### Problem to work on
Extract the full listing verbatim and drop any pictures from your copy.

☆ ☆ ☆ ☆

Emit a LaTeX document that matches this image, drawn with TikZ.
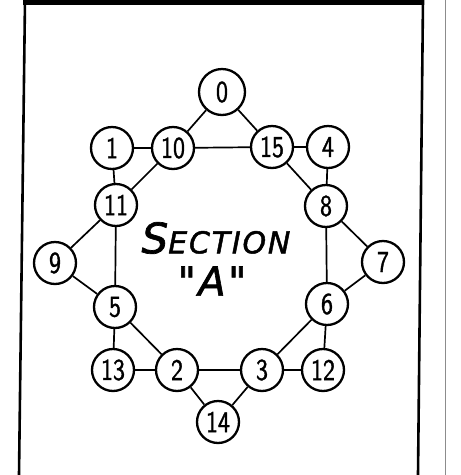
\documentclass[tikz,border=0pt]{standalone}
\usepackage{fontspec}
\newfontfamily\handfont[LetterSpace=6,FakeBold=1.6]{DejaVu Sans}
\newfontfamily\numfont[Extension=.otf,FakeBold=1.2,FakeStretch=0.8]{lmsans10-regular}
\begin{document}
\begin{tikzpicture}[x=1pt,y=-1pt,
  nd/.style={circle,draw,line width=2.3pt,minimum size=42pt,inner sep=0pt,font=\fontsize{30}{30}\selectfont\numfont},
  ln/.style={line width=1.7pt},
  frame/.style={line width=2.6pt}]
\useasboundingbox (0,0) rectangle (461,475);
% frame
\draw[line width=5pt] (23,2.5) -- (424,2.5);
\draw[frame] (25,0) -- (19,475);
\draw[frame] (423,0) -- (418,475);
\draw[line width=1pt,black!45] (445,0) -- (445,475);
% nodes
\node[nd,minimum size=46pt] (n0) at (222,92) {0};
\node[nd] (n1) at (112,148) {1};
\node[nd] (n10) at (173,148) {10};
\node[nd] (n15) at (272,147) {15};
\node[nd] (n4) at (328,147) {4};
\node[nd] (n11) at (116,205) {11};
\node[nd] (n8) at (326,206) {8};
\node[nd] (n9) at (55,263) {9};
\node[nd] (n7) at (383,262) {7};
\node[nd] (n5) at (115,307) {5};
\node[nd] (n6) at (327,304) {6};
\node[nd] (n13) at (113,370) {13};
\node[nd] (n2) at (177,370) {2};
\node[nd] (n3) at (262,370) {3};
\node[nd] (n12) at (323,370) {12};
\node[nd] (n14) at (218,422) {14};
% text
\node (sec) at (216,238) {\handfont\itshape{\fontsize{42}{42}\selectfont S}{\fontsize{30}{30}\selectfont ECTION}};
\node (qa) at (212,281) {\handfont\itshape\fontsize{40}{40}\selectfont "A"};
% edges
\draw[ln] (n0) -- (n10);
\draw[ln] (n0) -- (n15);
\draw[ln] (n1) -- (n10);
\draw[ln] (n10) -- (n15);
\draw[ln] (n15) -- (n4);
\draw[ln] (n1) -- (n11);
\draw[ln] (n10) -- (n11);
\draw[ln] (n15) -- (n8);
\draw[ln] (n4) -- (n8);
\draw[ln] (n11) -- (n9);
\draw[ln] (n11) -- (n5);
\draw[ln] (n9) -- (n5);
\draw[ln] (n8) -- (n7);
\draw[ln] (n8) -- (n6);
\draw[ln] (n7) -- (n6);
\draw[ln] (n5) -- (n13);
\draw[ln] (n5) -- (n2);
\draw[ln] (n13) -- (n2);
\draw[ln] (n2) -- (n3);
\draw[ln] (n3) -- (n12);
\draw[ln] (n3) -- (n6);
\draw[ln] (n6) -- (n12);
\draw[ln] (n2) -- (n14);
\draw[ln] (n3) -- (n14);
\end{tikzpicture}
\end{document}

☆ ☆ ☆ ☆

### Finished task
Emit a LaTeX document that matches this image, drawn with TikZ.
\documentclass[tikz,border=0pt]{standalone}
\usepackage{fontspec}
\newfontfamily\handfont[LetterSpace=6,FakeBold=1.6]{DejaVu Sans}
\newfontfamily\numfont[Extension=.otf,FakeBold=1.2,FakeStretch=0.8]{lmsans10-regular}
\begin{document}
\begin{tikzpicture}[x=1pt,y=-1pt,
  nd/.style={circle,draw,line width=2.3pt,minimum size=42pt,inner sep=0pt,font=\fontsize{30}{30}\selectfont\numfont},
  ln/.style={line width=1.7pt},
  frame/.style={line width=2.6pt}]
\useasboundingbox (0,0) rectangle (461,475);
% frame
\draw[line width=5pt] (23,2.5) -- (424,2.5);
\draw[frame] (25,0) -- (19,475);
\draw[frame] (423,0) -- (418,475);
\draw[line width=1pt,black!45] (445,0) -- (445,475);
% nodes
\node[nd,minimum size=46pt] (n0) at (222,92) {0};
\node[nd] (n1) at (112,148) {1};
\node[nd] (n10) at (173,148) {10};
\node[nd] (n15) at (272,147) {15};
\node[nd] (n4) at (328,147) {4};
\node[nd] (n11) at (116,205) {11};
\node[nd] (n8) at (326,206) {8};
\node[nd] (n9) at (55,263) {9};
\node[nd] (n7) at (383,262) {7};
\node[nd] (n5) at (115,307) {5};
\node[nd] (n6) at (327,304) {6};
\node[nd] (n13) at (113,370) {13};
\node[nd] (n2) at (177,370) {2};
\node[nd] (n3) at (262,370) {3};
\node[nd] (n12) at (323,370) {12};
\node[nd] (n14) at (218,422) {14};
% text
\node (sec) at (216,238) {\handfont\itshape{\fontsize{42}{42}\selectfont S}{\fontsize{30}{30}\selectfont ECTION}};
\node (qa) at (212,281) {\handfont\itshape\fontsize{40}{40}\selectfont "A"};
% edges
\draw[ln] (n0) -- (n10);
\draw[ln] (n0) -- (n15);
\draw[ln] (n1) -- (n10);
\draw[ln] (n10) -- (n15);
\draw[ln] (n15) -- (n4);
\draw[ln] (n1) -- (n11);
\draw[ln] (n10) -- (n11);
\draw[ln] (n15) -- (n8);
\draw[ln] (n4) -- (n8);
\draw[ln] (n11) -- (n9);
\draw[ln] (n11) -- (n5);
\draw[ln] (n9) -- (n5);
\draw[ln] (n8) -- (n7);
\draw[ln] (n8) -- (n6);
\draw[ln] (n7) -- (n6);
\draw[ln] (n5) -- (n13);
\draw[ln] (n5) -- (n2);
\draw[ln] (n13) -- (n2);
\draw[ln] (n2) -- (n3);
\draw[ln] (n3) -- (n12);
\draw[ln] (n3) -- (n6);
\draw[ln] (n6) -- (n12);
\draw[ln] (n2) -- (n14);
\draw[ln] (n3) -- (n14);
\end{tikzpicture}
\end{document}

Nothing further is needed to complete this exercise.